32 satellites, atomic clocks, and Einstein's relativity — the engineering marvel in your pocket, explained from orbit to screen.
- Trilateration: how three satellite signals pinpoint your location
- Why GPS needs atomic clocks and Einstein's relativity corrections
- The 32-satellite constellation and how it covers Earth
- Accuracy limits, GPS spoofing, and next-gen positioning
1. The basic trick: distance from signal travel time
How Does GPS Know Exactly Where You Are?
32 satellites, atomic clocks, and Einstein's relativity — the engineering marvel in your pocket, explained from orbit to screen.
GPS trilateration: distance, not direction
GPS measures how far you are from each satellite by timing a radio signal.
A satellite at a known position gives you one possible sphere of locations. Three satellites can, in theory, narrow that to one point. In practice, the receiver clock is slightly wrong, so GPS usually needs four satellites.
Why timing matters
Radio waves travel at about 299,792 kilometers per second. A timing error of 1 microsecond creates about 300 meters of position error.
Key terms
- Trilateration: finding position from distances
- Satellite ephemeris: the satellite’s predicted orbit data
- Pseudorange: the measured distance, including clock error
2. Why GPS satellites need atomic clocks and relativity
Atomic clocks and relativity corrections
GPS satellites carry atomic clocks because the system needs extreme timing stability.
The receiver solves for position using signal travel time, so a tiny clock drift becomes a large distance error.
Relativity in GPS
- Special relativity: motion makes satellite clocks run slower
- General relativity: weaker gravity at altitude makes satellite clocks run faster
- Net effect: about 38.5 microseconds per day faster than clocks on Earth
That is large enough to cause about 10 kilometers of error per day if ignored.
Real numbers that matter
- Orbit altitude: about 20,200 kilometers
- Orbital speed: about 3.9 kilometers per second
- Clock error of 1 nanosecond: about 0.3 meters
- Clock error of 1 microsecond: about 300 meters
3. The 32-satellite constellation and global coverage
GPS constellation coverage
The GPS system uses a constellation of satellites in medium Earth orbit.

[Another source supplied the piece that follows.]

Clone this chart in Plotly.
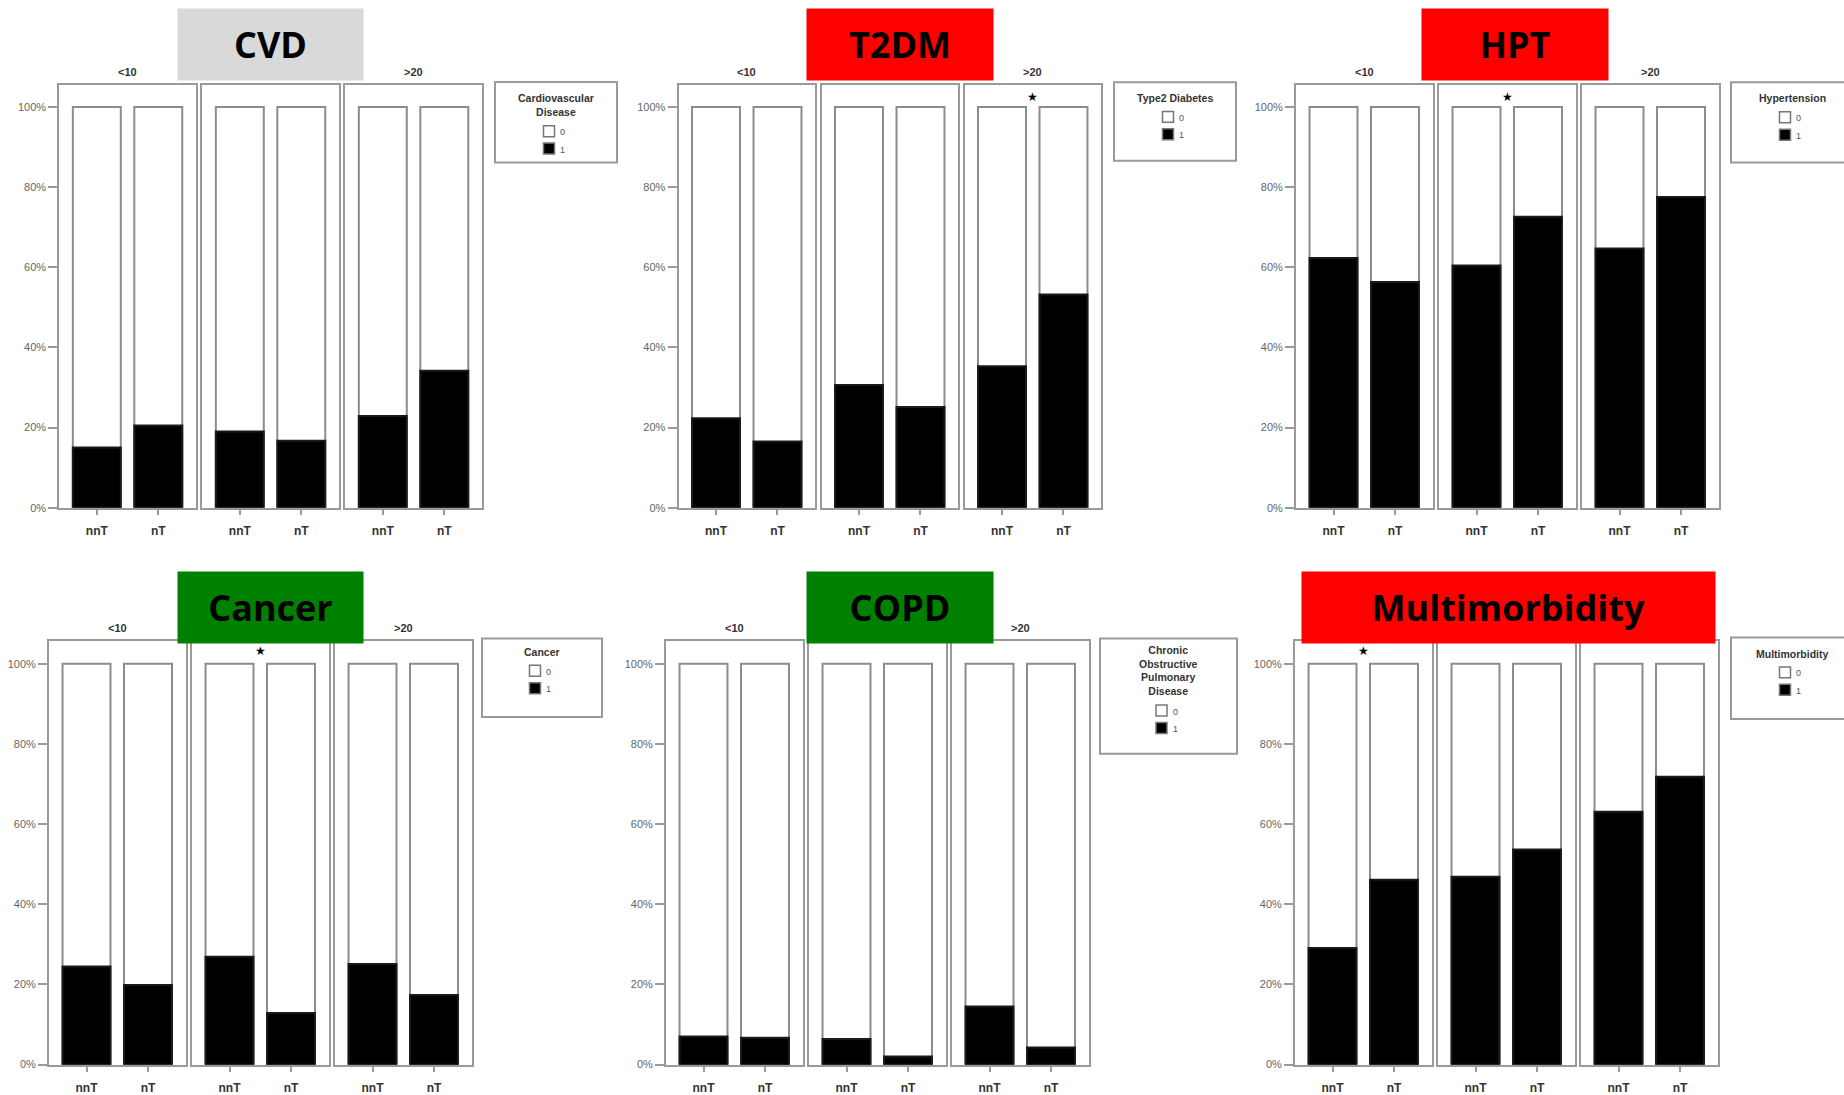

The classic design is 24 satellites in 6 orbital planes, with additional satellites often operating as spares or active backups. In real-world operation, the constellation commonly has more than 30 healthy satellites available.
Why the geometry matters
A receiver needs several satellites spread across the sky, not clustered in one direction. Better spread means better position accuracy.
What blocks GPS signals
- Buildings and urban canyons
- Tree canopy
- Mountains and cliffs
- Indoor walls and roofs

4. Why accuracy is good, and why it sometimes fails
What limits GPS accuracy
GPS accuracy depends on signal quality, satellite geometry, atmospheric delay, and receiver design.
Typical consumer GPS in open sky is about 3 to 5 meters. Survey-grade systems can reach centimeter-level accuracy with correction data and specialized receivers.
Common error sources
- Ionospheric delay
- Tropospheric delay
- Multipath reflections
- Satellite orbit and clock errors
- Poor satellite geometry
Dilution of precision
DOP measures how satellite arrangement amplifies timing errors into position errors. Lower DOP means better geometry.

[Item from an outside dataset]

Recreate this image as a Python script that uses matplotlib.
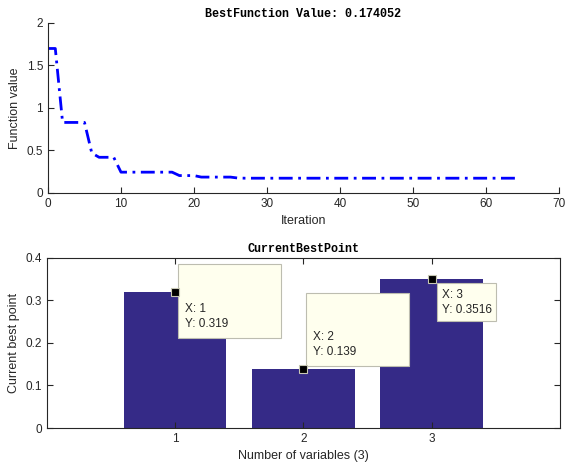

5. Spoofing, jamming, and the next generation of positioning
GPS security and next-gen positioning
GPS can be jammed or spoofed because the received signals are very weak.
Threats
- Jamming: noise blocks the real signal
- Spoofing: fake signals imitate satellites
Defenses
- Multi-constellation receivers using GPS, Galileo, GLONASS, and BeiDou
- Inertial sensors and map matching
- Dual-frequency signals like L2C and L5
- Cross-checking position with cellular and Wi-Fi data
Modern positioning is layered
A phone may combine satellite data with accelerometers, gyroscopes, barometer readings, nearby cell towers, and Wi-Fi access points. That helps when satellite signals are weak or blocked.
Why this matters
Navigation is no longer just about finding a point in space. It is about estimating position continuously, even when the signal environment changes fast.